Directions for this task:
Within the material below, locate the line with "Emit a Python" and the line with "plt.rcParams['font.family'] = ['DejaVu Sans']", then return those two lines and all lines between them, exactly as written.

Listing:

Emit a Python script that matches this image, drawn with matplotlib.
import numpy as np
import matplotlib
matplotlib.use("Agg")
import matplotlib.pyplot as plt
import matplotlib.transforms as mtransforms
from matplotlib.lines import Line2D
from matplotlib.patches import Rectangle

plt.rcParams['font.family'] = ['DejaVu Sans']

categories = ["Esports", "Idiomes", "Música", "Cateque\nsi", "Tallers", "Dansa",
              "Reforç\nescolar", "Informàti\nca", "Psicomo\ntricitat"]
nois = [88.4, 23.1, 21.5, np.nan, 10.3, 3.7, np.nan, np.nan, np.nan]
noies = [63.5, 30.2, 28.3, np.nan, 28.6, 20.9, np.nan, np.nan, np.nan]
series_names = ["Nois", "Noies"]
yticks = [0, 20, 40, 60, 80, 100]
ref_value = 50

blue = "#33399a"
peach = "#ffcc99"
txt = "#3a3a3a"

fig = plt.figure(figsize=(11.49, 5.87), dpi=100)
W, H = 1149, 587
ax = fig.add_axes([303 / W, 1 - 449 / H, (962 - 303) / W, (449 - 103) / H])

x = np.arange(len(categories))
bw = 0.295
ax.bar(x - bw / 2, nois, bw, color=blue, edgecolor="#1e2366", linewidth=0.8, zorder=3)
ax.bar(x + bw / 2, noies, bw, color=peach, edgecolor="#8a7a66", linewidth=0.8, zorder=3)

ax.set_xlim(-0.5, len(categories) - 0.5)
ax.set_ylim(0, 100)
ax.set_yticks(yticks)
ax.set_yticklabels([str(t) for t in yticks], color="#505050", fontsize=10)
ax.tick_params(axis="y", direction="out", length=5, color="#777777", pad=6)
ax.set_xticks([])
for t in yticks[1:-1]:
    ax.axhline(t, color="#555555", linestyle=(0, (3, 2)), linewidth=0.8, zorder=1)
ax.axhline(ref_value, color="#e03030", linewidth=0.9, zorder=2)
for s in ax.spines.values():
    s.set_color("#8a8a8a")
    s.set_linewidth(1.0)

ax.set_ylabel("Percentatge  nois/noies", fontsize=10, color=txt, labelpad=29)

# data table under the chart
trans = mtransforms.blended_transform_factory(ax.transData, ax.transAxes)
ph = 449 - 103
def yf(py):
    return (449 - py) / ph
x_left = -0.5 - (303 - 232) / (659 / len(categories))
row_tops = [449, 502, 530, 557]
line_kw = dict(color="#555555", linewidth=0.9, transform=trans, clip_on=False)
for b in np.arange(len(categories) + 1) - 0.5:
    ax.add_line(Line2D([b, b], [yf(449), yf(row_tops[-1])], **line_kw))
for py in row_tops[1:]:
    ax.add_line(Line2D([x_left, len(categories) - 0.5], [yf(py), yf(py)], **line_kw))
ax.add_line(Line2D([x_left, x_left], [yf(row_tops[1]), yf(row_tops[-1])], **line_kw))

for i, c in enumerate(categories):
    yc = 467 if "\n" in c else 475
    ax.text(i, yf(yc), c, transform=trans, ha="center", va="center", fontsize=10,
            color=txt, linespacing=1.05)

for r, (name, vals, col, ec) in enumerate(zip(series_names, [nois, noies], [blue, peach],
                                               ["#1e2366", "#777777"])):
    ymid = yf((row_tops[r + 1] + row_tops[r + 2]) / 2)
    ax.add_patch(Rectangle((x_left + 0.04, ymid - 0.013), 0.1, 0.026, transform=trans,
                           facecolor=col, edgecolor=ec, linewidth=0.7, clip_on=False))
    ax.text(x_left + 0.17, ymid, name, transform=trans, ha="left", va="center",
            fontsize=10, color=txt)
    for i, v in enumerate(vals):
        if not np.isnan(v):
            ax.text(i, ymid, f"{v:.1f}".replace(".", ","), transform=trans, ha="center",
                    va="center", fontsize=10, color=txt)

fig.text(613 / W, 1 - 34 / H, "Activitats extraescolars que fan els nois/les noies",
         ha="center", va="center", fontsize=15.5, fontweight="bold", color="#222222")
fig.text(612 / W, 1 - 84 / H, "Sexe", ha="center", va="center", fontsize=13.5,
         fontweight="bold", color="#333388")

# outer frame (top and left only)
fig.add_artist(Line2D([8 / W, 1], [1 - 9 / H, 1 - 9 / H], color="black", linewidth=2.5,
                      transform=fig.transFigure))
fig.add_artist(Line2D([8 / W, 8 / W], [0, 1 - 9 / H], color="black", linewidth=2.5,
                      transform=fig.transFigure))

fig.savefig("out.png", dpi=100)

==

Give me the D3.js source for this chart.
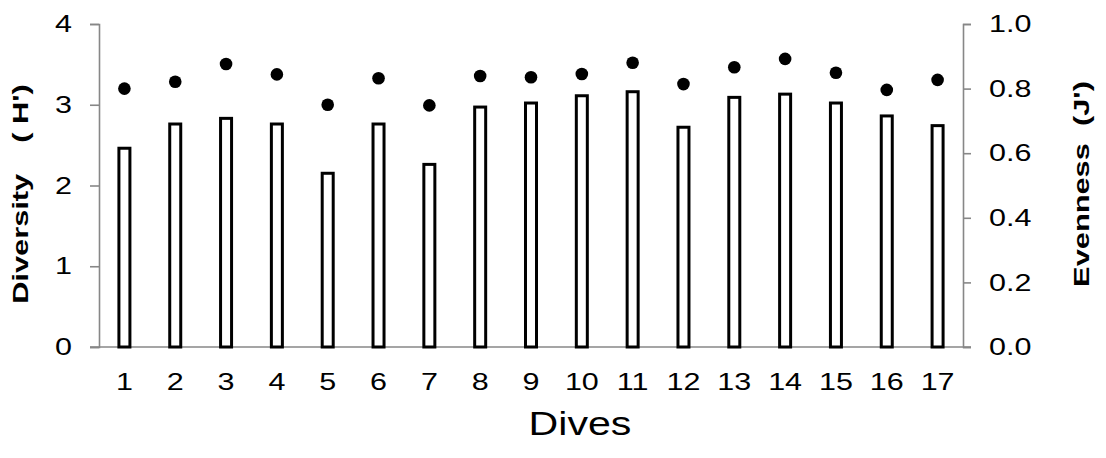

--

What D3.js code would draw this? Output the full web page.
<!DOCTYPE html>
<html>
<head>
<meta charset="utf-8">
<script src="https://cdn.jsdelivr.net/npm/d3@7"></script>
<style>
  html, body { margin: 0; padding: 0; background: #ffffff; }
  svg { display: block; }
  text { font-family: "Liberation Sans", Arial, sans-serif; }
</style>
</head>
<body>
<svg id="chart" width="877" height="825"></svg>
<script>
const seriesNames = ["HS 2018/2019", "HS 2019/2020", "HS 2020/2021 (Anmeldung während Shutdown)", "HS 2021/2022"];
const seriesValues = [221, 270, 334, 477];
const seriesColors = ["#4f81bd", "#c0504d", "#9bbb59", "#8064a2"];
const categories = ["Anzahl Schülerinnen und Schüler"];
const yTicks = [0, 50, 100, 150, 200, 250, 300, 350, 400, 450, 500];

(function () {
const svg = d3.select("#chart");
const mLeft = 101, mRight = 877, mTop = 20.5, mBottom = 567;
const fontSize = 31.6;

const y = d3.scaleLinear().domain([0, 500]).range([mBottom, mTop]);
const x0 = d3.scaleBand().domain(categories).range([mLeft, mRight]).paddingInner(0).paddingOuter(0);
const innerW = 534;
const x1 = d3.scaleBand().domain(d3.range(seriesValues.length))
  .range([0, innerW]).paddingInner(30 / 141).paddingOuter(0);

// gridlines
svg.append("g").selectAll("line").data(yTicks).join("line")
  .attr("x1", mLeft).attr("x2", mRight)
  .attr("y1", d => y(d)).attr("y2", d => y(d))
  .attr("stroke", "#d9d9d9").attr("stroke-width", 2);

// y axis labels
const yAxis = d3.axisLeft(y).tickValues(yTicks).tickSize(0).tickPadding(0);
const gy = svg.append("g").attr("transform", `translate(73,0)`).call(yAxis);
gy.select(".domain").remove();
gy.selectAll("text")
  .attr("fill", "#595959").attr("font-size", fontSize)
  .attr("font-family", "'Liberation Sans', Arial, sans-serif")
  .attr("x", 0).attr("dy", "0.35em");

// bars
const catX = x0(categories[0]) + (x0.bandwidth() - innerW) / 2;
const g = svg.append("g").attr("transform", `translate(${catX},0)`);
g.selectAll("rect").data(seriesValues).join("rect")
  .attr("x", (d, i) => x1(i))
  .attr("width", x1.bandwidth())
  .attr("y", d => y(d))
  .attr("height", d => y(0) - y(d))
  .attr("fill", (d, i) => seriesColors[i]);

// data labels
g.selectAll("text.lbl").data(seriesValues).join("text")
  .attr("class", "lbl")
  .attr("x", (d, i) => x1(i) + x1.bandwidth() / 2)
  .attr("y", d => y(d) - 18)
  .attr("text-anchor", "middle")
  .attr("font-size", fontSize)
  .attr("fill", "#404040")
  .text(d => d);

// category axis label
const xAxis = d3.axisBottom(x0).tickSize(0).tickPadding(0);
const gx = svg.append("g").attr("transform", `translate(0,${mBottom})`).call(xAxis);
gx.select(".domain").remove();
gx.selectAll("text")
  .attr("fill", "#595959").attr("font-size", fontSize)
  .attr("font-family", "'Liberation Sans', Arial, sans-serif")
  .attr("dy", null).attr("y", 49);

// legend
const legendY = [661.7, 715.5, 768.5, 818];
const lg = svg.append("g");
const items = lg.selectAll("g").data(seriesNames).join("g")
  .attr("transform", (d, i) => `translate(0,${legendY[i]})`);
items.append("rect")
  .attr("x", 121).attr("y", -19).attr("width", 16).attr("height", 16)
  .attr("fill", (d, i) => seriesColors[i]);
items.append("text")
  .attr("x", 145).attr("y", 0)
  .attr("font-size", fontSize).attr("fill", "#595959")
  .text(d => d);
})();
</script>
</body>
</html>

Answer for the task:
Emit a Python script that matches this image, drawn with matplotlib.
import numpy as np
import matplotlib
matplotlib.use("Agg")
import matplotlib.pyplot as plt
import matplotlib.transforms as mtransforms
from matplotlib.lines import Line2D
from matplotlib.patches import Rectangle

plt.rcParams['font.family'] = ['DejaVu Sans']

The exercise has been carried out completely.